- _WRITTEN PROBLEM_: Print the listing from its top line through the line containing "(x2o) -- (xout);", nothing more, and leave out the pictures.

══════════

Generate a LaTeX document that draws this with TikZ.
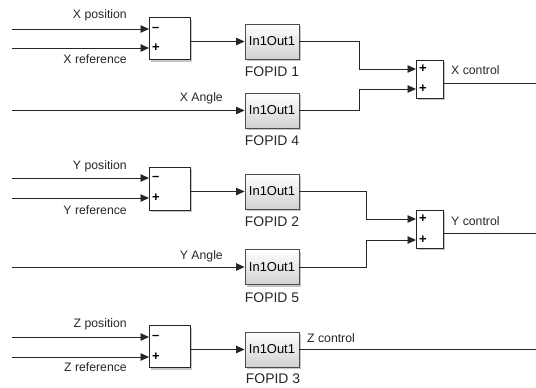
\documentclass[tikz,border=0pt]{standalone}
\usepackage{fontspec}
\setmainfont{Liberation Sans}
\usetikzlibrary{arrows.meta,shadows}
\begin{document}
\begin{tikzpicture}[x=1bp,y=-1bp,
  wire/.style={line width=0.9bp, draw=black!85},
  arr/.style={wire, -{Triangle[length=8.5bp,width=7.5bp]}},
  sumblk/.style={draw=black!85, fill=white, line width=0.9bp, inner sep=0pt,
    drop shadow={shadow xshift=2bp, shadow yshift=-2bp, opacity=0.45}},
  pidblk/.style={draw=black!70, line width=0.9bp, inner sep=0pt,
    minimum width=54bp, minimum height=35bp, top color=white, bottom color=black!18,
    font=\fontsize{13}{13}\selectfont,
    drop shadow={shadow xshift=2bp, shadow yshift=-2bp, opacity=0.45}},
  lbl/.style={font=\fontsize{12.3}{13}\selectfont, inner sep=0pt, text=black!85},
  pidlbl/.style={font=\fontsize{14}{14}\selectfont, inner sep=0pt, text=black!85},
  sign/.style={font=\bfseries\fontsize{13}{13}\selectfont, inner sep=0pt, anchor=west}
]
\useasboundingbox (0,0) rectangle (536,387);

% ---------- X group ----------
\node[sumblk, minimum width=41bp, minimum height=42bp] (sx) at (169.5,38.5) {};
\node[pidblk] (f1) at (272,41.5) {In1Out1};
\node[pidblk] (f4) at (272,110.5) {In1Out1};
\node[sumblk, minimum width=27bp, minimum height=38bp] (sx2) at (429.5,79) {};
\node[pidlbl] (f1l) at (272,72) {FOPID 1};
\node[pidlbl] (f4l) at (272,141) {FOPID 4};

\coordinate (xpin) at (12,29);
\coordinate (xrin) at (12,48);
\coordinate (xain) at (12,110.5);
\coordinate (sxa) at (149,29);
\coordinate (sxb) at (149,48);
\coordinate (jx) at (359,0);
\coordinate (x2a) at (416,69);
\coordinate (x2b) at (416,89);
\coordinate (x2o) at (443,83);
\coordinate (xout) at (536,83);

\draw[arr] (xpin) -- (sxa);
\draw[arr] (xrin) -- (sxb);
\draw[arr] (xain) -- (f4.west);
\draw[arr] (f1.west -| sx.east) -- (f1.west);
\draw[arr] (f1.east) -- (f1.east -| jx) |- (x2a);
\draw[arr] (f4.east) -- (f4.east -| jx) |- (x2b);
\draw[wire] (x2o) -- (xout);

\node[sign] (sxm) at (sxa) [xshift=3bp] {--};
\node[sign] (sxp) at (sxb) [xshift=3bp] {+};
\node[sign] (sx2p1) at (x2a) [xshift=3bp] {+};
\node[sign] (sx2p2) at (x2b) [xshift=3bp] {+};

\node[lbl, anchor=east] (xpl) at (127,15) {X position};
\node[lbl, anchor=east] (xrl) at (127,59) {X reference};
\node[lbl, anchor=east] (xal) at (223,98) {X Angle};
\node[lbl, anchor=west] (xcl) at (451,70) {X control};

% ---------- Y group ----------
\node[sumblk, minimum width=41bp, minimum height=43bp] (sy) at (169.5,188.5) {};
\node[pidblk] (f2) at (272,191.5) {In1Out1};
\node[pidblk] (f5) at (272,267) {In1Out1};
\node[sumblk, minimum width=27bp, minimum height=38bp] (sy2) at (429.5,229) {};
\node[pidlbl] (f2l) at (272,222) {FOPID 2};
\node[pidlbl] (f5l) at (272,297.5) {FOPID 5};

\coordinate (ypin) at (12,178);
\coordinate (yrin) at (12,198);
\coordinate (yain) at (12,267);
\coordinate (sya) at (149,178);
\coordinate (syb) at (149,198);
\coordinate (jy) at (366,0);
\coordinate (y2a) at (416,219);
\coordinate (y2b) at (416,240);
\coordinate (y2o) at (443,233);
\coordinate (yout) at (536,233);

\draw[arr] (ypin) -- (sya);
\draw[arr] (yrin) -- (syb);
\draw[arr] (yain) -- (f5.west);
\draw[arr] (f2.west -| sy.east) -- (f2.west);
\draw[arr] (f2.east) -- (f2.east -| jy) |- (y2a);
\draw[arr] (f5.east) -- (f5.east -| jy) |- (y2b);
\draw[wire] (y2o) -- (yout);

\node[sign] (sym) at (sya) [xshift=3bp] {--};
\node[sign] (syp) at (syb) [xshift=3bp] {+};
\node[sign] (sy2p1) at (y2a) [xshift=3bp] {+};
\node[sign] (sy2p2) at (y2b) [xshift=3bp] {+};

\node[lbl, anchor=east] (ypl) at (127,166) {Y position};
\node[lbl, anchor=east] (yrl) at (127,210) {Y reference};
\node[lbl, anchor=east] (yal) at (223,256) {Y Angle};
\node[lbl, anchor=west] (ycl) at (451,221) {Y control};

% ---------- Z group ----------
\node[sumblk, minimum width=41bp, minimum height=42bp] (sz) at (169.5,346.5) {};
\node[pidblk] (f3) at (272,349.5) {In1Out1};
\node[pidlbl] (f3l) at (273,379) {FOPID 3};

\coordinate (zpin) at (12,337);
\coordinate (zrin) at (12,357);
\coordinate (sza) at (149,337);
\coordinate (szb) at (149,357);
\coordinate (zout) at (536,349.5);

\draw[arr] (zpin) -- (sza);
\draw[arr] (zrin) -- (szb);
\draw[arr] (f3.west -| sz.east) -- (f3.west);
\draw[wire] (f3.east) -- (zout);

\node[sign] (szm) at (sza) [xshift=3bp] {--};
\node[sign] (szp) at (szb) [xshift=3bp] {+};

\node[lbl, anchor=east] (zpl) at (127,324) {Z position};
\node[lbl, anchor=east] (zrl) at (127,367) {Z reference};
\node[lbl, anchor=west] (zcl) at (307,338) {Z control};
\end{tikzpicture}
\end{document}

══════════

- _ANSWER TO THE EXERCISE_:
Generate a LaTeX document that draws this with TikZ.
\documentclass[tikz,border=0pt]{standalone}
\usepackage{fontspec}
\setmainfont{Liberation Sans}
\usetikzlibrary{arrows.meta,shadows}
\begin{document}
\begin{tikzpicture}[x=1bp,y=-1bp,
  wire/.style={line width=0.9bp, draw=black!85},
  arr/.style={wire, -{Triangle[length=8.5bp,width=7.5bp]}},
  sumblk/.style={draw=black!85, fill=white, line width=0.9bp, inner sep=0pt,
    drop shadow={shadow xshift=2bp, shadow yshift=-2bp, opacity=0.45}},
  pidblk/.style={draw=black!70, line width=0.9bp, inner sep=0pt,
    minimum width=54bp, minimum height=35bp, top color=white, bottom color=black!18,
    font=\fontsize{13}{13}\selectfont,
    drop shadow={shadow xshift=2bp, shadow yshift=-2bp, opacity=0.45}},
  lbl/.style={font=\fontsize{12.3}{13}\selectfont, inner sep=0pt, text=black!85},
  pidlbl/.style={font=\fontsize{14}{14}\selectfont, inner sep=0pt, text=black!85},
  sign/.style={font=\bfseries\fontsize{13}{13}\selectfont, inner sep=0pt, anchor=west}
]
\useasboundingbox (0,0) rectangle (536,387);

% ---------- X group ----------
\node[sumblk, minimum width=41bp, minimum height=42bp] (sx) at (169.5,38.5) {};
\node[pidblk] (f1) at (272,41.5) {In1Out1};
\node[pidblk] (f4) at (272,110.5) {In1Out1};
\node[sumblk, minimum width=27bp, minimum height=38bp] (sx2) at (429.5,79) {};
\node[pidlbl] (f1l) at (272,72) {FOPID 1};
\node[pidlbl] (f4l) at (272,141) {FOPID 4};

\coordinate (xpin) at (12,29);
\coordinate (xrin) at (12,48);
\coordinate (xain) at (12,110.5);
\coordinate (sxa) at (149,29);
\coordinate (sxb) at (149,48);
\coordinate (jx) at (359,0);
\coordinate (x2a) at (416,69);
\coordinate (x2b) at (416,89);
\coordinate (x2o) at (443,83);
\coordinate (xout) at (536,83);

\draw[arr] (xpin) -- (sxa);
\draw[arr] (xrin) -- (sxb);
\draw[arr] (xain) -- (f4.west);
\draw[arr] (f1.west -| sx.east) -- (f1.west);
\draw[arr] (f1.east) -- (f1.east -| jx) |- (x2a);
\draw[arr] (f4.east) -- (f4.east -| jx) |- (x2b);
\draw[wire] (x2o) -- (xout);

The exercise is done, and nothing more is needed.